勤務医の超過労働を改善するカルテ要約支援AIシステム「SATOMI」
エニシア株式会社は、カルテの要約支援ソフトを開発。大病院では、勤務医の超過労働が深刻化している。その原因のひとつは、診断書やカルテなどの書類作成に時間がかかることにある。次の診療方法を決めるための書類や論文をまとめるには、過去の診療記録をすべて参照する必要があるためだ。「SATOMI」は、カルテの記録時に要約と構造化データを作成することで、経緯把握を効率化し、文書作成にかかる負担を軽減する。SATOMIの導入により、1日当たりの医療事務作業時間を約3分の1まで短縮が見込まれる。また、構造化データを作成することで、医療ビッグデータとして創薬や医療行政、生命保険などへの活用も期待できそうだ。
自動運転で培ったAI技術で創薬を効率化
株式会社Elixは、AI創薬/材料開発、画像認識を中心に事業を展開するAIスタートアップ。もともとは自動運転向けの画像認識AIを開発しており、その応用として、6月には新型コロナ感染症対策として人の密集度を把握するAIソリューションを開発。創薬分野では、既存薬から新型コロナウイルス感染症の治療薬候補を複数同定したと発表。特性予測AIモデルを用いて、既存薬のデータセットから治療薬候補を見つけることができれば、創薬にかかる時間とコストの大幅な削減が期待される。この8月からアステラス製薬との共同研究でAI創薬のアルゴリズム開発に取り組んでいる。
AIとテクノロジーを用いた健康社会の実現
株式会社ヒューマノーム研究所は、IT/ITC技術で人に関するあらゆるデータを計測し、生命科学や医療知見を用いて解析することで、健康社会の実現を目指している会社だ。具体的なプロジェクトとしては、世の中の最新情報を共有する「ヒューマノーム・レポート」、人に関するデータを収集する「ヒューマノーム・ラボ」、得られたデータを解析する「ヒューマノーム・AI」の3つを軸に活動している。これまでの事業事例として、2019年に山形県の湯野浜温泉の協力のもと「湯野浜ヒューマノーム・ラボ」を実施。25名にウェアラブル機器を装着してもらい、各分野の専門家と協業して、44種類のデータを取得。また、女性特有のがん患者向けSNS「Peer Ring」のユーザー100名に3ヵ月間のデータ計測を行ない、未来のがん患者の生活をサポートするためのデータ解析・AIモデルの構築に取り組んでいる。将来は、得られたデータをAIで解析し、個人の健康状態を早期に医療機関や勤め先企業、食品配送センターへ通知することで、健康をコントロールする社会の実現を目指す。

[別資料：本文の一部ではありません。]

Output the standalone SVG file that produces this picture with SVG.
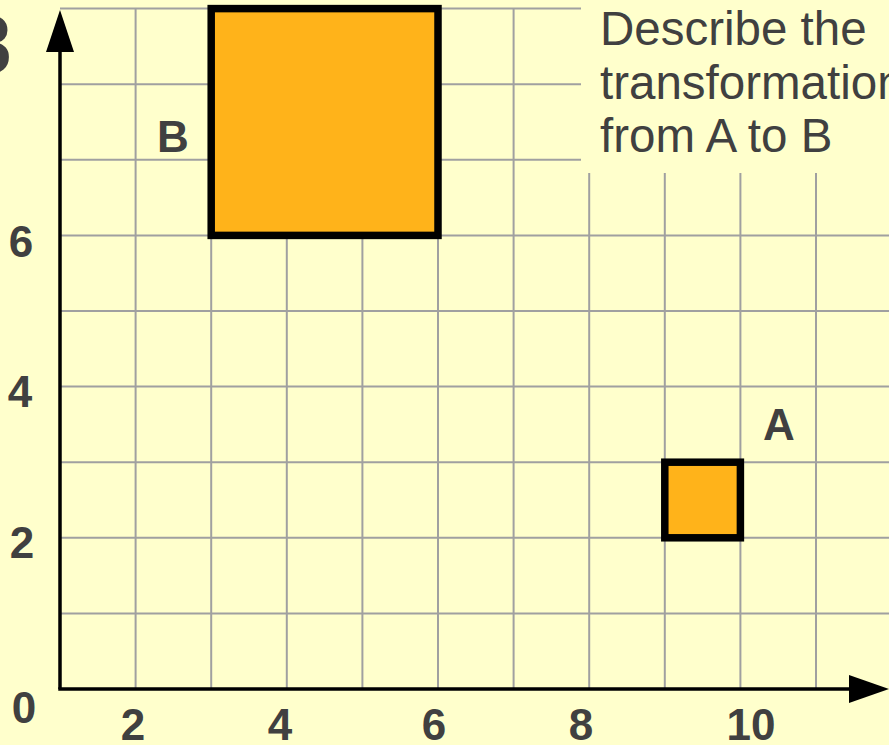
<svg xmlns="http://www.w3.org/2000/svg" width="889" height="745" viewBox="0 0 889 745">
  <style>
    .grid line { stroke: #A0A0A0; stroke-width: 2; }
    .axis { stroke: #000; stroke-width: 3.5; fill: none; }
    .tick { font-family: "Liberation Sans", Arial, sans-serif; font-weight: bold; font-size: 44px; fill: #404040; text-anchor: middle; }
    .lbl { font-family: "Liberation Sans", Arial, sans-serif; font-weight: bold; font-size: 44px; fill: #404040; text-anchor: middle; }
    .desc { font-family: "Liberation Sans", Arial, sans-serif; font-size: 47.5px; fill: #404040; }
    .shape { fill: #FFB31A; stroke: #000; stroke-width: 7.5; }
  </style>
  <rect x="0" y="0" width="889" height="745" fill="#FFFFCC"/>

  <g id="grid" class="grid">
    <line x1="135.6" y1="8.6" x2="135.6" y2="689"/>
    <line x1="211.2" y1="8.6" x2="211.2" y2="689"/>
    <line x1="286.8" y1="8.6" x2="286.8" y2="689"/>
    <line x1="362.4" y1="8.6" x2="362.4" y2="689"/>
    <line x1="438" y1="8.6" x2="438" y2="689"/>
    <line x1="513.6" y1="8.6" x2="513.6" y2="689"/>
    <line x1="589.2" y1="8.6" x2="589.2" y2="689"/>
    <line x1="664.8" y1="8.6" x2="664.8" y2="689"/>
    <line x1="740.4" y1="8.6" x2="740.4" y2="689"/>
    <line x1="816" y1="8.6" x2="816" y2="689"/>
    <line x1="60" y1="613.4" x2="889" y2="613.4"/>
    <line x1="60" y1="537.8" x2="889" y2="537.8"/>
    <line x1="60" y1="462.2" x2="889" y2="462.2"/>
    <line x1="60" y1="386.6" x2="889" y2="386.6"/>
    <line x1="60" y1="311" x2="889" y2="311"/>
    <line x1="60" y1="235.4" x2="889" y2="235.4"/>
    <line x1="60" y1="159.8" x2="889" y2="159.8"/>
    <line x1="60" y1="84.2" x2="889" y2="84.2"/>
    <line x1="60" y1="8.6" x2="889" y2="8.6"/>
  </g>

  <g id="description">
    <rect x="581" y="0" width="308" height="173" fill="#FFFFCC"/>
    <text class="desc" x="600" y="45">Describe the</text>
    <text class="desc" x="600" y="99">transformation</text>
    <text class="desc" x="600" y="152">from A to B</text>
  </g>

  <g id="connectors">
    <line class="axis" x1="60" y1="689" x2="60" y2="48"/>
    <polygon points="60,10 46,52 74,52" fill="#000"/>
    <line class="axis" x1="58.25" y1="689" x2="852" y2="689"/>
    <polygon points="889,689 849,675 849,703" fill="#000"/>
  </g>

  <g id="ticks">
    <text class="lbl" x="-12" y="73" style="font-size:84px">8</text>
    <text class="tick" x="21" y="257">6</text>
    <text class="tick" x="20" y="407">4</text>
    <text class="tick" x="22" y="558">2</text>
    <text class="tick" x="24" y="723">0</text>
    <text class="tick" x="133" y="740">2</text>
    <text class="tick" x="280" y="740">4</text>
    <text class="tick" x="434" y="740">6</text>
    <text class="tick" x="581" y="740">8</text>
    <text class="tick" x="751" y="740">10</text>
  </g>

  <g id="shapeB">
    <rect class="shape" x="211.2" y="8.6" width="226.8" height="226.8"/>
    <text class="lbl" x="173" y="152">B</text>
  </g>

  <g id="shapeA">
    <rect class="shape" x="664.8" y="462.2" width="75.6" height="75.6"/>
    <text class="lbl" x="779" y="440">A</text>
  </g>
</svg>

AIの企画から開発、社会実装までワンストップでサポート
株式会社エクサウィザーズは、介護・医療・HR/金融・ロボットなど多様な領域でAIプロダクトの開発と実用化に取り組んでいる。同社の強みは、技術開発だけでなく、課題設定、社会実装、現場での利活用までワンストップで提供できる点だ。MedTech事業では、脳卒中患者の遠隔リハビリをサポートするデジタルヘルスプロダクトを北原病院グループと共同開発し、試験導入を開始。メンタルヘルス領域では、認知行動モデルを取り入れたワークやチャット相談ができるアプリを現在開発中だ。製薬企業向けには、2019年5月から第一三共株式会社との協業で「低分子領域におけるデータ駆動型創薬の実現に向けた共同開発にも取り組んでいる。